_REQUEST_
Quote, please, the line with "Generate a Python", the line with "xerr = np.vstack([x", and every line between them, exactly and with nothing else.

_LISTING_

* * * * *

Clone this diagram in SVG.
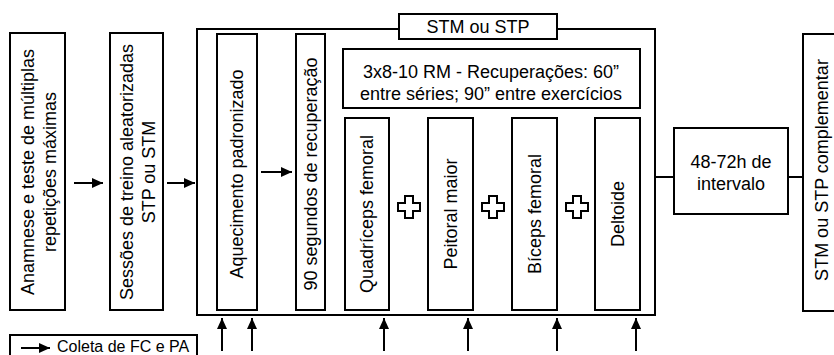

* * * * *

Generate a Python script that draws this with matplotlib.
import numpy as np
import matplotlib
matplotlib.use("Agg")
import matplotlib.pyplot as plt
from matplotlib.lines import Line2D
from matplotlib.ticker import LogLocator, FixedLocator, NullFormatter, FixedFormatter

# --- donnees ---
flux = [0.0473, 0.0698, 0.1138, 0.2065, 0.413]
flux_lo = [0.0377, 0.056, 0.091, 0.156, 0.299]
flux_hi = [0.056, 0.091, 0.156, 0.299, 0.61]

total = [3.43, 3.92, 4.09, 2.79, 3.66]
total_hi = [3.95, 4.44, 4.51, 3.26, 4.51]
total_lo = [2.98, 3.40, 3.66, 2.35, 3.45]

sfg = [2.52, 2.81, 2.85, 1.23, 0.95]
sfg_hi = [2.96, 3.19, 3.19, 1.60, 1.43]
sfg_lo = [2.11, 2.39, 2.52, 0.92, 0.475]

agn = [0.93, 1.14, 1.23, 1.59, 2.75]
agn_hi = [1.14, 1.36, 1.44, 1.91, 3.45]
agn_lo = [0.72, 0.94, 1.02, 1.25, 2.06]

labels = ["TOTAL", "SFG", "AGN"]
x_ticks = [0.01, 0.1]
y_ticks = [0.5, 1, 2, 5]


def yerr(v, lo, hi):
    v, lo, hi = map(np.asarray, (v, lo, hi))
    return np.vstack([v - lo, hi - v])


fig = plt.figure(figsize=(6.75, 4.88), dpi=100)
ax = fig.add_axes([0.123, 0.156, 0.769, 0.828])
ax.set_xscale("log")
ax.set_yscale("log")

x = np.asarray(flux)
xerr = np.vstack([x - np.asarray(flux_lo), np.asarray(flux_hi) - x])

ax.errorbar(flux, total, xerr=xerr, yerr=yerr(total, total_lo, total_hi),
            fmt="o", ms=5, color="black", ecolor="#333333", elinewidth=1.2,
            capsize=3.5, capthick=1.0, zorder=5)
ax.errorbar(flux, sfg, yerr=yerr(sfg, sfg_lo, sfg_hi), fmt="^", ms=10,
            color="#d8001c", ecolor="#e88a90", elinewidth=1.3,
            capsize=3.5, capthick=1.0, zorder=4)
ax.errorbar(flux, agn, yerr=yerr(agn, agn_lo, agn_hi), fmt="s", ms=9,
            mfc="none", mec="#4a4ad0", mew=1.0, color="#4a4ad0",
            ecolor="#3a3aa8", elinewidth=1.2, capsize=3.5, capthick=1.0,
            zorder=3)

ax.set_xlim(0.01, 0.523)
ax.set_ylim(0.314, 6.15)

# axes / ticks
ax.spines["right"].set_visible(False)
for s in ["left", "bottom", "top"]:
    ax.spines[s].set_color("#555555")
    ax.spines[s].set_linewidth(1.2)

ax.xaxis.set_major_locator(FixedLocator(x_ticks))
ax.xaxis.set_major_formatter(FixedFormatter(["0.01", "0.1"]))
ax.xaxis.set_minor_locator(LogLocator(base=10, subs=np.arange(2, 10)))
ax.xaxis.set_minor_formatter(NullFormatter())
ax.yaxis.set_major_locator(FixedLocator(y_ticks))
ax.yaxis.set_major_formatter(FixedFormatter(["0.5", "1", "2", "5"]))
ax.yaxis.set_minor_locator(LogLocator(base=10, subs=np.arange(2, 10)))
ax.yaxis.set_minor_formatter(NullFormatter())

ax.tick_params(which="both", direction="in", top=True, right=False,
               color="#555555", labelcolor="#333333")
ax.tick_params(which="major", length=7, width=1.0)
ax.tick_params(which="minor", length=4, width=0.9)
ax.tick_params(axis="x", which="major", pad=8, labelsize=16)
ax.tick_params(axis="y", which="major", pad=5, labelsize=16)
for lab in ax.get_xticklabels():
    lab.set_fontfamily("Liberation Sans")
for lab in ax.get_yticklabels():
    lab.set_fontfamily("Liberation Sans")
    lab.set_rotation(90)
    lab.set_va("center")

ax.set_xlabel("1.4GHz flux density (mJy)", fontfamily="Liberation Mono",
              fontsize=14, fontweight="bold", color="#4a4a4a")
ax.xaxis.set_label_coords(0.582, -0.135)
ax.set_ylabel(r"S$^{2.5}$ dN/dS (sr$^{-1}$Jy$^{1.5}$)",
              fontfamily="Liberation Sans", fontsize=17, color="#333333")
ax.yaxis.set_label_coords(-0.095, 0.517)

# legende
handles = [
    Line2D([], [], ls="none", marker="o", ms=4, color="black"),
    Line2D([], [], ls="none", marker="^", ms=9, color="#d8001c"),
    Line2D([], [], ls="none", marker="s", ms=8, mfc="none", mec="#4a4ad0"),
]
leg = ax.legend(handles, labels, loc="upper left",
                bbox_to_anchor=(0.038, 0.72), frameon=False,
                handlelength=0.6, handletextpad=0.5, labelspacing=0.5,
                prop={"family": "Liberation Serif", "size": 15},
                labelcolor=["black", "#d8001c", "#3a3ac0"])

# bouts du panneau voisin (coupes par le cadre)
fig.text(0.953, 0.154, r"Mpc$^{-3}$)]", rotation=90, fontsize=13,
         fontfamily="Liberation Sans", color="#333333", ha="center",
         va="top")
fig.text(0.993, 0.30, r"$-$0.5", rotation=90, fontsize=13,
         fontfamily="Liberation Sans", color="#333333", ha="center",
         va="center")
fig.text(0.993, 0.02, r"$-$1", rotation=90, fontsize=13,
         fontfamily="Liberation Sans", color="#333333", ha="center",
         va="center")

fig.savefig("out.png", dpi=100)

* * * * *

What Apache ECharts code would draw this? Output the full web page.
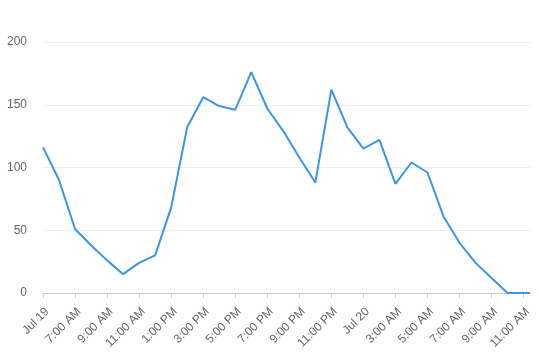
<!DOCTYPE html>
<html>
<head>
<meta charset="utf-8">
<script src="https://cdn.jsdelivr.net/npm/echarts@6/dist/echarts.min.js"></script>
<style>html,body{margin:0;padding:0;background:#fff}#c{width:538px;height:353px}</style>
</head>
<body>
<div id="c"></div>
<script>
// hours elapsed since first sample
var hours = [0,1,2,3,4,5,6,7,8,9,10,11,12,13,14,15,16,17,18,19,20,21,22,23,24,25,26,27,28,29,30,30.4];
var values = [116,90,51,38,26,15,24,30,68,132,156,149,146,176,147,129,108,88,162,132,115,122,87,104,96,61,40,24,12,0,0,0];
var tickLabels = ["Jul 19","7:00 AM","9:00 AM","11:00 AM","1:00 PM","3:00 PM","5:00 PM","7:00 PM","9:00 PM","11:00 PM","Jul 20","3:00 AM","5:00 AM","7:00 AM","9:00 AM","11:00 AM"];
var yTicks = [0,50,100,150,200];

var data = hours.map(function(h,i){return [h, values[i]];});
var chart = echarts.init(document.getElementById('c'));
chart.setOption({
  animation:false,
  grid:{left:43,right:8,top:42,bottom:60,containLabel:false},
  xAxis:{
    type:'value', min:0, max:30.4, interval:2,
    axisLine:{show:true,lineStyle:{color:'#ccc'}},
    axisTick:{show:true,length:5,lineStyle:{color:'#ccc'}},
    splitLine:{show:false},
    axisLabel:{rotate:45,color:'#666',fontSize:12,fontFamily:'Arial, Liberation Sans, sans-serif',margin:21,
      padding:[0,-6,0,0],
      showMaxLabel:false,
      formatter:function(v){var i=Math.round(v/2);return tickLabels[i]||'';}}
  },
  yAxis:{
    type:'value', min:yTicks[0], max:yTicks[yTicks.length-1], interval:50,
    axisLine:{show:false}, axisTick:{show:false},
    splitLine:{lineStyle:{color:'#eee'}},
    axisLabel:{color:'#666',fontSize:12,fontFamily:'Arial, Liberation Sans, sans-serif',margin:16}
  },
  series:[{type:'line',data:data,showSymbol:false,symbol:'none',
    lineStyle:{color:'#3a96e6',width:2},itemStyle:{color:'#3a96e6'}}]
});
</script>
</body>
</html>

* * * * *

_SOLUTION FOR THIS EXERCISE_
Generate a Python script that draws this with matplotlib.
import numpy as np
import matplotlib
matplotlib.use("Agg")
import matplotlib.pyplot as plt
from matplotlib.lines import Line2D
from matplotlib.ticker import LogLocator, FixedLocator, NullFormatter, FixedFormatter

# --- donnees ---
flux = [0.0473, 0.0698, 0.1138, 0.2065, 0.413]
flux_lo = [0.0377, 0.056, 0.091, 0.156, 0.299]
flux_hi = [0.056, 0.091, 0.156, 0.299, 0.61]

total = [3.43, 3.92, 4.09, 2.79, 3.66]
total_hi = [3.95, 4.44, 4.51, 3.26, 4.51]
total_lo = [2.98, 3.40, 3.66, 2.35, 3.45]

sfg = [2.52, 2.81, 2.85, 1.23, 0.95]
sfg_hi = [2.96, 3.19, 3.19, 1.60, 1.43]
sfg_lo = [2.11, 2.39, 2.52, 0.92, 0.475]

agn = [0.93, 1.14, 1.23, 1.59, 2.75]
agn_hi = [1.14, 1.36, 1.44, 1.91, 3.45]
agn_lo = [0.72, 0.94, 1.02, 1.25, 2.06]

labels = ["TOTAL", "SFG", "AGN"]
x_ticks = [0.01, 0.1]
y_ticks = [0.5, 1, 2, 5]


def yerr(v, lo, hi):
    v, lo, hi = map(np.asarray, (v, lo, hi))
    return np.vstack([v - lo, hi - v])


fig = plt.figure(figsize=(6.75, 4.88), dpi=100)
ax = fig.add_axes([0.123, 0.156, 0.769, 0.828])
ax.set_xscale("log")
ax.set_yscale("log")

x = np.asarray(flux)
xerr = np.vstack([x - np.asarray(flux_lo), np.asarray(flux_hi) - x])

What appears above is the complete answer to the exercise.